◆ TASK PROMPT: Reproduce the data exactly and drop any pictures it holds.
* * * * * * *
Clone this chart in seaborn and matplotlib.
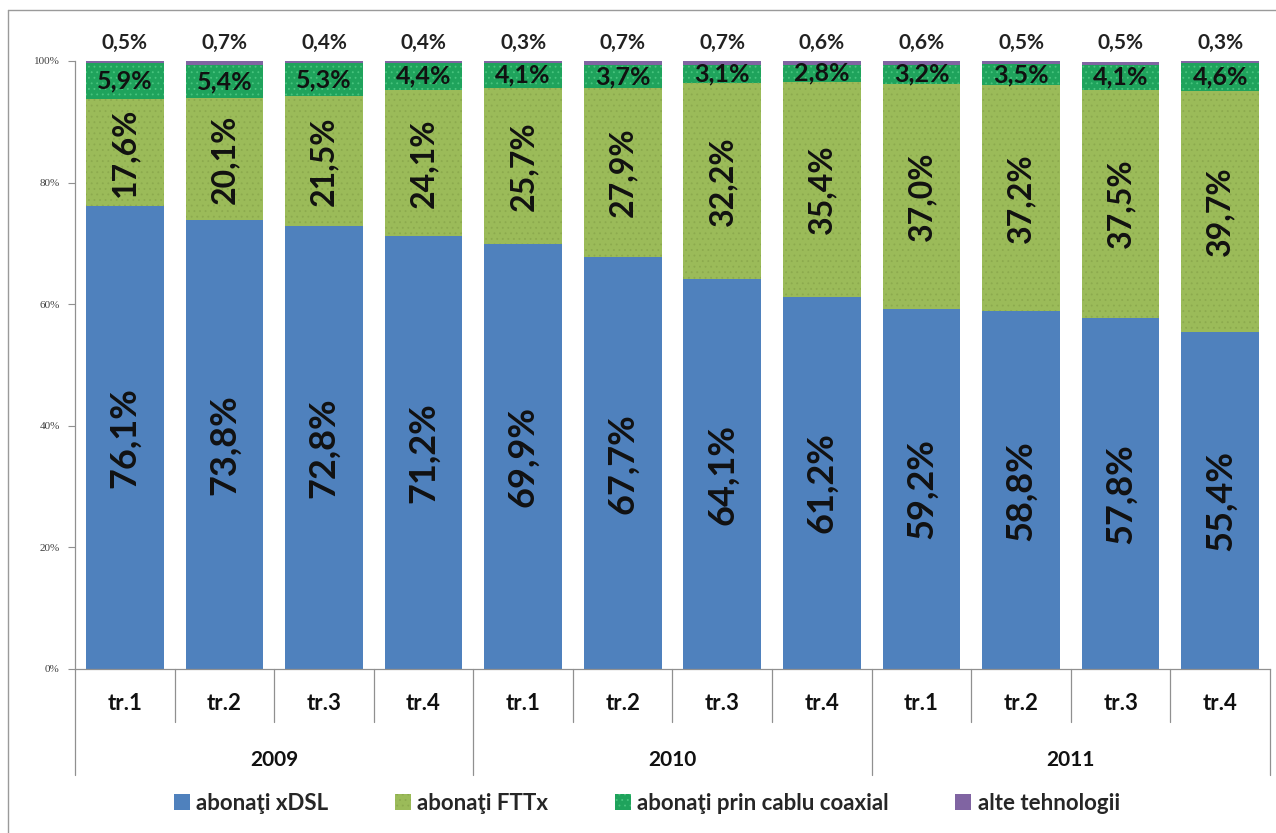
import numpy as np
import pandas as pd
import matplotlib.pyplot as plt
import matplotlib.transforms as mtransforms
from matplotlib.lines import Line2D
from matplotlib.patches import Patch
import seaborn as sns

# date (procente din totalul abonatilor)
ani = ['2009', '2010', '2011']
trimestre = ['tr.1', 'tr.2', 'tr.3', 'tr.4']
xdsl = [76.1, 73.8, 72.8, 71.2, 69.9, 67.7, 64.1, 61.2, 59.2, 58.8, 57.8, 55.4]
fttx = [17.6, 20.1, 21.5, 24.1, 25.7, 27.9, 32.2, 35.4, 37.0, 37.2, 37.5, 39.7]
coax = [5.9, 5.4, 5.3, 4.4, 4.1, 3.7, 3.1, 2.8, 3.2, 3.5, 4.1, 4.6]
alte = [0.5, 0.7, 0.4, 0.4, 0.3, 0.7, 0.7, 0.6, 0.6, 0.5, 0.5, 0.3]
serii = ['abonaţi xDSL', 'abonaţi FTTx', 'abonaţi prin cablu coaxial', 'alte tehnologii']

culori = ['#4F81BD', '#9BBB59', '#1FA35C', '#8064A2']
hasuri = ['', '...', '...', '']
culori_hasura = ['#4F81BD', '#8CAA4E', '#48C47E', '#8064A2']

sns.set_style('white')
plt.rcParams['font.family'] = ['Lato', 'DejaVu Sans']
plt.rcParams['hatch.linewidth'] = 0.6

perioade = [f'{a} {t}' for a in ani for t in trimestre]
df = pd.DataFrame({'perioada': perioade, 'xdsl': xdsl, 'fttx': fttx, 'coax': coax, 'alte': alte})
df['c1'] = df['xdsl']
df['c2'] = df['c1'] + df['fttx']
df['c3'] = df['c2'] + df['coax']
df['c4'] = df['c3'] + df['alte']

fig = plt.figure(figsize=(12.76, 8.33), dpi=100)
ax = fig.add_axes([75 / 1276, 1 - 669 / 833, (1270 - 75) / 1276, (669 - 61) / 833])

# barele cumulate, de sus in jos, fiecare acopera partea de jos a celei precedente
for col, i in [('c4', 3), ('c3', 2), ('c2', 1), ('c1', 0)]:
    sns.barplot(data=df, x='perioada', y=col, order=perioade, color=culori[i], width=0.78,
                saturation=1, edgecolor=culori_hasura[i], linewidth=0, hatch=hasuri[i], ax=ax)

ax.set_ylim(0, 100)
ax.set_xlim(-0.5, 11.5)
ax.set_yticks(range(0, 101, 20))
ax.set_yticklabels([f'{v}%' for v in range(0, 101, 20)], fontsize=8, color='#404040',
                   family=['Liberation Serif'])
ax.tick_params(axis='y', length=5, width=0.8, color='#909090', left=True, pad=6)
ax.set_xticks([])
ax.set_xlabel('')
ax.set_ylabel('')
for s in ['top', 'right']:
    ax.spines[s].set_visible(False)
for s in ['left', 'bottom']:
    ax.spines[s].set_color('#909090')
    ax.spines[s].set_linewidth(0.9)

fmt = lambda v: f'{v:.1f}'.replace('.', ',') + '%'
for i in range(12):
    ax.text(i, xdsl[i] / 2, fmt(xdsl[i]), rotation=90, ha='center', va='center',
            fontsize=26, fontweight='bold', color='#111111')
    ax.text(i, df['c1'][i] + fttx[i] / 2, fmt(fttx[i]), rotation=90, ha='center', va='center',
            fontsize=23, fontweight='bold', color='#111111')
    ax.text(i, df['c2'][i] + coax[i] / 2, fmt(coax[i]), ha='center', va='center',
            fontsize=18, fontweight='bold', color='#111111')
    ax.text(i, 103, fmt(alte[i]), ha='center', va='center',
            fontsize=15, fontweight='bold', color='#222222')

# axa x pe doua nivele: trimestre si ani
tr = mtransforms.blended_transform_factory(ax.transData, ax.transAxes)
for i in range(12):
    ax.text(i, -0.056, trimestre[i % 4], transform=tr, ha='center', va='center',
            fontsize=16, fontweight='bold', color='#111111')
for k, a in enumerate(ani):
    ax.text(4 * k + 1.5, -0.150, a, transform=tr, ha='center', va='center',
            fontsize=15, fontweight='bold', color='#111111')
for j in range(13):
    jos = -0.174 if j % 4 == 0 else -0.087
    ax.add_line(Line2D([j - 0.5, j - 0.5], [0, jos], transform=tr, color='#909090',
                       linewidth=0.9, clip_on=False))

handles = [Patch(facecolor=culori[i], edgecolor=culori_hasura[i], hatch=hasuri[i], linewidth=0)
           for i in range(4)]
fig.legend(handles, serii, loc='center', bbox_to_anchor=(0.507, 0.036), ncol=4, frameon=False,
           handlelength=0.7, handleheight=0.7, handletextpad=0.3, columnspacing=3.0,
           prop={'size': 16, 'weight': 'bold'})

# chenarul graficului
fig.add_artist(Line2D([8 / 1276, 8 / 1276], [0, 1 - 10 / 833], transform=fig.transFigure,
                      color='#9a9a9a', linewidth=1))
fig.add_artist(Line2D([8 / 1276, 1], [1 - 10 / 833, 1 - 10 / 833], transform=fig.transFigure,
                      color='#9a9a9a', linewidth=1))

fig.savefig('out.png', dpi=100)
* * * * * * *
◆ TASK SOLUTION:
Clone this chart in seaborn and matplotlib.
import numpy as np
import pandas as pd
import matplotlib.pyplot as plt
import matplotlib.transforms as mtransforms
from matplotlib.lines import Line2D
from matplotlib.patches import Patch
import seaborn as sns

# date (procente din totalul abonatilor)
ani = ['2009', '2010', '2011']
trimestre = ['tr.1', 'tr.2', 'tr.3', 'tr.4']
xdsl = [76.1, 73.8, 72.8, 71.2, 69.9, 67.7, 64.1, 61.2, 59.2, 58.8, 57.8, 55.4]
fttx = [17.6, 20.1, 21.5, 24.1, 25.7, 27.9, 32.2, 35.4, 37.0, 37.2, 37.5, 39.7]
coax = [5.9, 5.4, 5.3, 4.4, 4.1, 3.7, 3.1, 2.8, 3.2, 3.5, 4.1, 4.6]
alte = [0.5, 0.7, 0.4, 0.4, 0.3, 0.7, 0.7, 0.6, 0.6, 0.5, 0.5, 0.3]
serii = ['abonaţi xDSL', 'abonaţi FTTx', 'abonaţi prin cablu coaxial', 'alte tehnologii']

culori = ['#4F81BD', '#9BBB59', '#1FA35C', '#8064A2']
hasuri = ['', '...', '...', '']
culori_hasura = ['#4F81BD', '#8CAA4E', '#48C47E', '#8064A2']

sns.set_style('white')
plt.rcParams['font.family'] = ['Lato', 'DejaVu Sans']
plt.rcParams['hatch.linewidth'] = 0.6

perioade = [f'{a} {t}' for a in ani for t in trimestre]
df = pd.DataFrame({'perioada': perioade, 'xdsl': xdsl, 'fttx': fttx, 'coax': coax, 'alte': alte})
df['c1'] = df['xdsl']
df['c2'] = df['c1'] + df['fttx']
df['c3'] = df['c2'] + df['coax']
df['c4'] = df['c3'] + df['alte']

fig = plt.figure(figsize=(12.76, 8.33), dpi=100)
ax = fig.add_axes([75 / 1276, 1 - 669 / 833, (1270 - 75) / 1276, (669 - 61) / 833])

# barele cumulate, de sus in jos, fiecare acopera partea de jos a celei precedente
for col, i in [('c4', 3), ('c3', 2), ('c2', 1), ('c1', 0)]:
    sns.barplot(data=df, x='perioada', y=col, order=perioade, color=culori[i], width=0.78,
                saturation=1, edgecolor=culori_hasura[i], linewidth=0, hatch=hasuri[i], ax=ax)

ax.set_ylim(0, 100)
ax.set_xlim(-0.5, 11.5)
ax.set_yticks(range(0, 101, 20))
ax.set_yticklabels([f'{v}%' for v in range(0, 101, 20)], fontsize=8, color='#404040',
                   family=['Liberation Serif'])
ax.tick_params(axis='y', length=5, width=0.8, color='#909090', left=True, pad=6)
ax.set_xticks([])
ax.set_xlabel('')
ax.set_ylabel('')
for s in ['top', 'right']:
    ax.spines[s].set_visible(False)
for s in ['left', 'bottom']:
    ax.spines[s].set_color('#909090')
    ax.spines[s].set_linewidth(0.9)

fmt = lambda v: f'{v:.1f}'.replace('.', ',') + '%'
for i in range(12):
    ax.text(i, xdsl[i] / 2, fmt(xdsl[i]), rotation=90, ha='center', va='center',
            fontsize=26, fontweight='bold', color='#111111')
    ax.text(i, df['c1'][i] + fttx[i] / 2, fmt(fttx[i]), rotation=90, ha='center', va='center',
            fontsize=23, fontweight='bold', color='#111111')
    ax.text(i, df['c2'][i] + coax[i] / 2, fmt(coax[i]), ha='center', va='center',
            fontsize=18, fontweight='bold', color='#111111')
    ax.text(i, 103, fmt(alte[i]), ha='center', va='center',
            fontsize=15, fontweight='bold', color='#222222')

# axa x pe doua nivele: trimestre si ani
tr = mtransforms.blended_transform_factory(ax.transData, ax.transAxes)
for i in range(12):
    ax.text(i, -0.056, trimestre[i % 4], transform=tr, ha='center', va='center',
            fontsize=16, fontweight='bold', color='#111111')
for k, a in enumerate(ani):
    ax.text(4 * k + 1.5, -0.150, a, transform=tr, ha='center', va='center',
            fontsize=15, fontweight='bold', color='#111111')
for j in range(13):
    jos = -0.174 if j % 4 == 0 else -0.087
    ax.add_line(Line2D([j - 0.5, j - 0.5], [0, jos], transform=tr, color='#909090',
                       linewidth=0.9, clip_on=False))

handles = [Patch(facecolor=culori[i], edgecolor=culori_hasura[i], hatch=hasuri[i], linewidth=0)
           for i in range(4)]
fig.legend(handles, serii, loc='center', bbox_to_anchor=(0.507, 0.036), ncol=4, frameon=False,
           handlelength=0.7, handleheight=0.7, handletextpad=0.3, columnspacing=3.0,
           prop={'size': 16, 'weight': 'bold'})

# chenarul graficului
fig.add_artist(Line2D([8 / 1276, 8 / 1276], [0, 1 - 10 / 833], transform=fig.transFigure,
                      color='#9a9a9a', linewidth=1))
fig.add_artist(Line2D([8 / 1276, 1], [1 - 10 / 833, 1 - 10 / 833], transform=fig.transFigure,
                      color='#9a9a9a', linewidth=1))

fig.savefig('out.png', dpi=100)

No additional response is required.